Cuando tuve conciencia de Mipa pasaba el día en la casa de tablas y pencas de palma, en un pueblito en las afueras de la ciudad de Camagüey. La caminata al confín de Las Cruces nos parecía interminable a mi hermano y a mí, hasta que nos volvía la curiosidad con el asomo de las primeras casitas, después de un kilómetro yermo a ambos lados del terraplén.

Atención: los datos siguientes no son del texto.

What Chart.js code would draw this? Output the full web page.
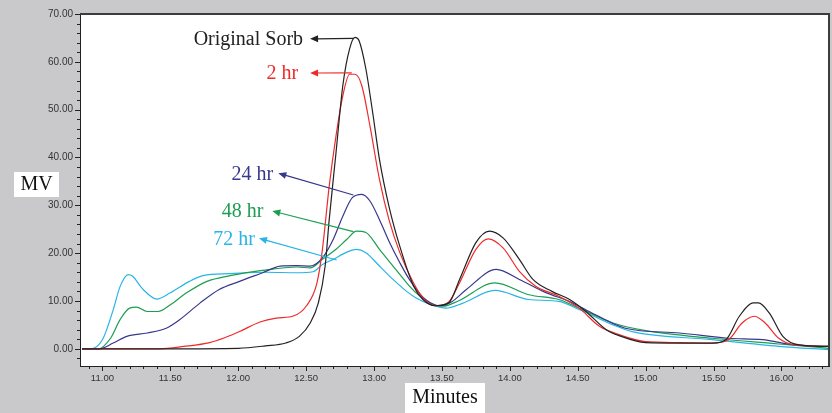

Mi abuelo paterno nos esperaba recostado en su taburete en el portal. Temprano lo topábamos en la rutina a la bodega o desyerbando el área de plátanos machos. Aprovechaba todo para sembrar. Enredaba el frijol en la cerca divisoria de la propiedad y había fiesta si por ahí descubría un ñame.

Mi abuelo Mipa era un hombre de silencio, el complemento perfecto para mi abuela Mima, la mujer más habladora que he conocido. Él reía o callaba mientras ella contaba su vida desde jovencita como empleada en haciendas de ricachones, hasta las casi interminables mudanzas para el reacomodo del hogar cuando sumaban once hijos.

De Mipa sé poco. Se llamaba Julián. Fue camionero en un contingente de la construcción y estoy segura de su oficio de carpintero, porque todos los muebles de entonces salieron de sus manos.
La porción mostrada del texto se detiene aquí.